> **TASK TO CARRY OUT**
Retype each line exactly. Skip images.

> **GIVEN DATA**
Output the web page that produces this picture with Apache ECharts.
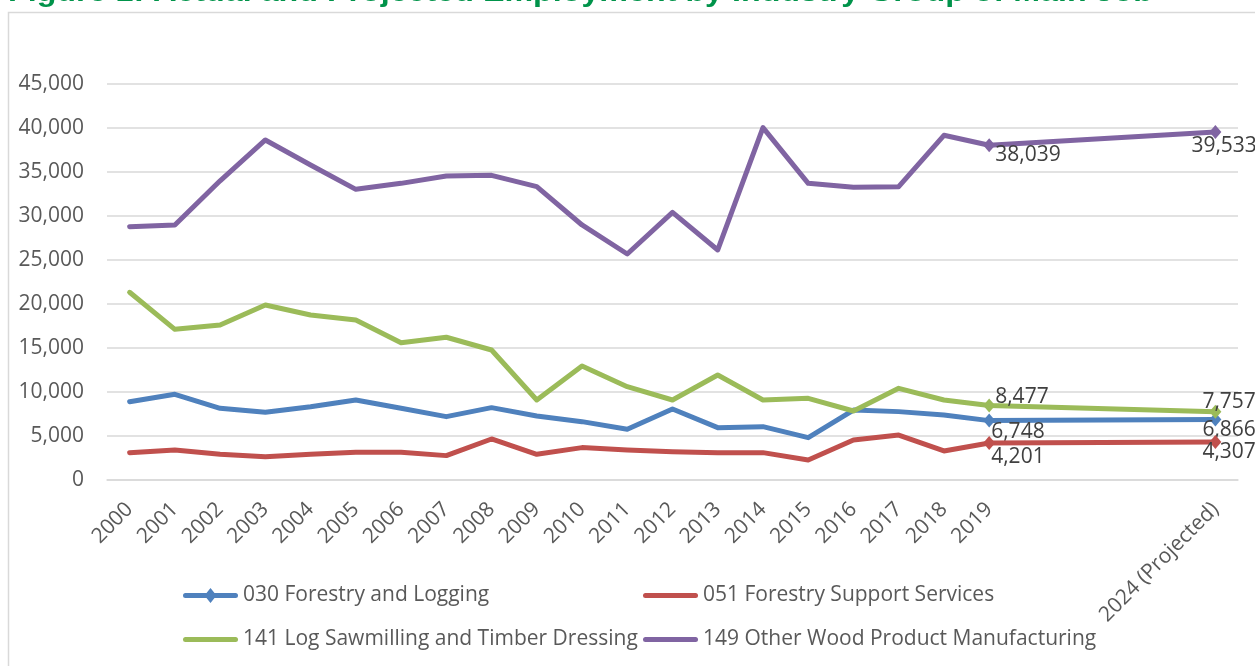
<!DOCTYPE html>
<html>
<head>
<meta charset="utf-8">
<script src="https://cdn.jsdelivr.net/npm/echarts@6/dist/echarts.min.js"></script>
<style>
html,body{margin:0;padding:0;background:#fff;}
#chart{width:1255px;height:666px;}
</style>
</head>
<body>
<div id="chart"></div>
<script>
// ---- data ----
const categories = ['2000','2001','2002','2003','2004','2005','2006','2007','2008','2009',
  '2010','2011','2012','2013','2014','2015','2016','2017','2018','2019',
  '2020','2021','2022','2023','2024 (Projected)'];
const shownLabels = ['2000','2001','2002','2003','2004','2005','2006','2007','2008','2009',
  '2010','2011','2012','2013','2014','2015','2016','2017','2018','2019','2024 (Projected)'];
const seriesNames = ['030 Forestry and Logging','051 Forestry Support Services',
  '141 Log Sawmilling and Timber Dressing','149 Other Wood Product Manufacturing'];
const forestryLogging = [8900,9740,8150,7690,8330,9090,8150,7200,8220,7270,
  6630,5760,8070,5950,6060,4810,7950,7770,7390,6748, null,null,null,null, 6866];
const forestrySupport = [3110,3410,2920,2650,2920,3140,3160,2770,4660,2920,
  3680,3410,3220,3110,3110,2270,4550,5110,3300,4201, null,null,null,null, 4307];
const logSawmilling = [21330,17120,17610,19890,18750,18180,15600,16220,14770,9090,
  12950,10600,9090,11930,9090,9280,7840,10420,9090,8477, null,null,null,null, 7757];
const otherWood = [28790,28980,34000,38640,35800,33030,33710,34550,34620,33330,
  28980,25680,30420,26140,40040,33710,33260,33330,39170,38039, null,null,null,null, 39533];
const labelledPoints = [19, 24];
const yTicks = [0,5000,10000,15000,20000,25000,30000,35000,40000,45000];
const titleText = 'Figure 1: Actual and Projected Employment by Industry Group of Main Job';

// ---- styles ----
const colors = ['#4F81BD','#C0504D','#9BBB59','#8064A2'];
const labelOffsets = [
  {19:[-4,11], 24:[-19,10]},
  {19:[-4,14], 24:[-19,10]},
  {19:[0,-8], 24:[-19,-10]},
  {19:[0,10], 24:[-30,14]}
];
const FONT = '"Open Sans", "Noto Sans", sans-serif';
const ICON_LINE_DIAMOND = 'path://M2.5,5 L52.5,5 A2.5,2.5 0 0 1 52.5,10 L2.5,10 A2.5,2.5 0 0 1 2.5,5 Z M27.5,0 L33.5,7.5 L27.5,15 L21.5,7.5 Z';
const ICON_LINE = 'path://M2.5,0 L52.5,0 A2.5,2.5 0 0 1 52.5,5 L2.5,5 A2.5,2.5 0 0 1 2.5,0 Z';

function fmt(v){ return String(v).replace(/\B(?=(\d{3})+(?!\d))/g, ','); }

function buildData(values, sIdx){
  return values.map((v, i) => {
    if (labelledPoints.indexOf(i) >= 0 && v != null) {
      return {
        value: v, symbol: 'diamond', symbolSize: [12, 14],
        label: {
          show: true, position: 'right', distance: 0,
          offset: labelOffsets[sIdx][i],
          formatter: p => fmt(p.value),
          fontFamily: FONT, fontSize: 21, color: '#404040'
        }
      };
    }
    return { value: v, symbol: 'none' };
  });
}

const allValues = [forestryLogging, forestrySupport, logSawmilling, otherWood];

// title width fit
const TITLE_FONT = 'bold 27px "Liberation Sans", Arial, sans-serif';
const mctx = document.createElement('canvas').getContext('2d');
mctx.font = TITLE_FONT;
const titleScale = 1145 / mctx.measureText(titleText).width;

function legendItem(i){
  return { name: seriesNames[i], icon: i === 0 ? ICON_LINE_DIAMOND : ICON_LINE };
}

const legendBase = {
  orient: 'vertical', top: 585, padding: 0, itemWidth: 55, itemHeight: 15, itemGap: 23,
  symbolKeepAspect: true,
  textStyle: {fontFamily: FONT, fontSize: 21, color: '#595959'}
};

const chart = echarts.init(document.getElementById('chart'), null, {renderer:'canvas'});
chart.setOption({
  animation: false,
  backgroundColor: '#ffffff',
  graphic: [
    { type: 'rect', shape: {x: 8.5, y: 12.5, width: 1300, height: 700},
      style: {fill: 'none', stroke: '#d9d9d9', lineWidth: 1.5}, silent: true },
    { type: 'text', x: 8, y: -19.5, scaleX: titleScale, silent: true,
      style: { text: titleText, font: TITLE_FONT, fill: '#00934A' } }
  ],
  grid: { left: 107, right: 17, top: 84, bottom: 186 },
  xAxis: {
    type: 'category', data: categories, boundaryGap: true,
    axisLine: { show: true, lineStyle: {color: '#d9d9d9', width: 1.5} },
    axisTick: { show: false },
    axisLabel: {
      interval: 0, rotate: 45, margin: 26,
      fontFamily: FONT, fontSize: 21, color: '#595959',
      formatter: v => shownLabels.indexOf(v) >= 0 ? v : ''
    }
  },
  yAxis: {
    type: 'value', min: yTicks[0], max: yTicks[yTicks.length-1], interval: 5000,
    axisLine: { show: false }, axisTick: { show: false },
    axisLabel: { margin: 23, fontFamily: FONT, fontSize: 21, color: '#595959', formatter: v => fmt(v) },
    splitLine: { lineStyle: { color: '#d9d9d9', width: 1.5 } }
  },
  legend: [
    Object.assign({}, legendBase, { left: 183, data: [legendItem(0), legendItem(2)] }),
    Object.assign({}, legendBase, { left: 643, data: [legendItem(1), legendItem(3)] })
  ],
  series: allValues.map((vals, s) => ({
    name: seriesNames[s], type: 'line',
    data: buildData(vals, s),
    symbol: 'none',
    symbolSize: [12, 14],
    showSymbol: true, connectNulls: true,
    color: colors[s],
    lineStyle: { width: 5, color: colors[s], cap: 'round', join: 'round' },
    itemStyle: { color: colors[s] },
    z: 2 + s
  }))
});
</script>
</body>
</html>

> **THE ANSWER**
Output the web page that produces this picture with Apache ECharts.
<!DOCTYPE html>
<html>
<head>
<meta charset="utf-8">
<script src="https://cdn.jsdelivr.net/npm/echarts@6/dist/echarts.min.js"></script>
<style>
html,body{margin:0;padding:0;background:#fff;}
#chart{width:1255px;height:666px;}
</style>
</head>
<body>
<div id="chart"></div>
<script>
// ---- data ----
const categories = ['2000','2001','2002','2003','2004','2005','2006','2007','2008','2009',
  '2010','2011','2012','2013','2014','2015','2016','2017','2018','2019',
  '2020','2021','2022','2023','2024 (Projected)'];
const shownLabels = ['2000','2001','2002','2003','2004','2005','2006','2007','2008','2009',
  '2010','2011','2012','2013','2014','2015','2016','2017','2018','2019','2024 (Projected)'];
const seriesNames = ['030 Forestry and Logging','051 Forestry Support Services',
  '141 Log Sawmilling and Timber Dressing','149 Other Wood Product Manufacturing'];
const forestryLogging = [8900,9740,8150,7690,8330,9090,8150,7200,8220,7270,
  6630,5760,8070,5950,6060,4810,7950,7770,7390,6748, null,null,null,null, 6866];
const forestrySupport = [3110,3410,2920,2650,2920,3140,3160,2770,4660,2920,
  3680,3410,3220,3110,3110,2270,4550,5110,3300,4201, null,null,null,null, 4307];
const logSawmilling = [21330,17120,17610,19890,18750,18180,15600,16220,14770,9090,
  12950,10600,9090,11930,9090,9280,7840,10420,9090,8477, null,null,null,null, 7757];
const otherWood = [28790,28980,34000,38640,35800,33030,33710,34550,34620,33330,
  28980,25680,30420,26140,40040,33710,33260,33330,39170,38039, null,null,null,null, 39533];
const labelledPoints = [19, 24];
const yTicks = [0,5000,10000,15000,20000,25000,30000,35000,40000,45000];
const titleText = 'Figure 1: Actual and Projected Employment by Industry Group of Main Job';

// ---- styles ----
const colors = ['#4F81BD','#C0504D','#9BBB59','#8064A2'];
const labelOffsets = [
  {19:[-4,11], 24:[-19,10]},
  {19:[-4,14], 24:[-19,10]},
  {19:[0,-8], 24:[-19,-10]},
  {19:[0,10], 24:[-30,14]}
];
const FONT = '"Open Sans", "Noto Sans", sans-serif';
const ICON_LINE_DIAMOND = 'path://M2.5,5 L52.5,5 A2.5,2.5 0 0 1 52.5,10 L2.5,10 A2.5,2.5 0 0 1 2.5,5 Z M27.5,0 L33.5,7.5 L27.5,15 L21.5,7.5 Z';
const ICON_LINE = 'path://M2.5,0 L52.5,0 A2.5,2.5 0 0 1 52.5,5 L2.5,5 A2.5,2.5 0 0 1 2.5,0 Z';

function fmt(v){ return String(v).replace(/\B(?=(\d{3})+(?!\d))/g, ','); }

function buildData(values, sIdx){
  return values.map((v, i) => {
    if (labelledPoints.indexOf(i) >= 0 && v != null) {
      return {
        value: v, symbol: 'diamond', symbolSize: [12, 14],
        label: {
          show: true, position: 'right', distance: 0,
          offset: labelOffsets[sIdx][i],
          formatter: p => fmt(p.value),
          fontFamily: FONT, fontSize: 21, color: '#404040'
        }
      };
    }
    return { value: v, symbol: 'none' };
  });
}

const allValues = [forestryLogging, forestrySupport, logSawmilling, otherWood];

// title width fit
const TITLE_FONT = 'bold 27px "Liberation Sans", Arial, sans-serif';
const mctx = document.createElement('canvas').getContext('2d');
mctx.font = TITLE_FONT;
const titleScale = 1145 / mctx.measureText(titleText).width;

function legendItem(i){
  return { name: seriesNames[i], icon: i === 0 ? ICON_LINE_DIAMOND : ICON_LINE };
}

const legendBase = {
  orient: 'vertical', top: 585, padding: 0, itemWidth: 55, itemHeight: 15, itemGap: 23,
  symbolKeepAspect: true,
  textStyle: {fontFamily: FONT, fontSize: 21, color: '#595959'}
};

const chart = echarts.init(document.getElementById('chart'), null, {renderer:'canvas'});
chart.setOption({
  animation: false,
  backgroundColor: '#ffffff',
  graphic: [
    { type: 'rect', shape: {x: 8.5, y: 12.5, width: 1300, height: 700},
      style: {fill: 'none', stroke: '#d9d9d9', lineWidth: 1.5}, silent: true },
    { type: 'text', x: 8, y: -19.5, scaleX: titleScale, silent: true,
      style: { text: titleText, font: TITLE_FONT, fill: '#00934A' } }
  ],
  grid: { left: 107, right: 17, top: 84, bottom: 186 },
  xAxis: {
    type: 'category', data: categories, boundaryGap: true,
    axisLine: { show: true, lineStyle: {color: '#d9d9d9', width: 1.5} },
    axisTick: { show: false },
    axisLabel: {
      interval: 0, rotate: 45, margin: 26,
      fontFamily: FONT, fontSize: 21, color: '#595959',
      formatter: v => shownLabels.indexOf(v) >= 0 ? v : ''
    }
  },
  yAxis: {
    type: 'value', min: yTicks[0], max: yTicks[yTicks.length-1], interval: 5000,
    axisLine: { show: false }, axisTick: { show: false },
    axisLabel: { margin: 23, fontFamily: FONT, fontSize: 21, color: '#595959', formatter: v => fmt(v) },
    splitLine: { lineStyle: { color: '#d9d9d9', width: 1.5 } }
  },
  legend: [
    Object.assign({}, legendBase, { left: 183, data: [legendItem(0), legendItem(2)] }),
    Object.assign({}, legendBase, { left: 643, data: [legendItem(1), legendItem(3)] })
  ],
  series: allValues.map((vals, s) => ({
    name: seriesNames[s], type: 'line',
    data: buildData(vals, s),
    symbol: 'none',
    symbolSize: [12, 14],
    showSymbol: true, connectNulls: true,
    color: colors[s],
    lineStyle: { width: 5, color: colors[s], cap: 'round', join: 'round' },
    itemStyle: { color: colors[s] },
    z: 2 + s
  }))
});
</script>
</body>
</html>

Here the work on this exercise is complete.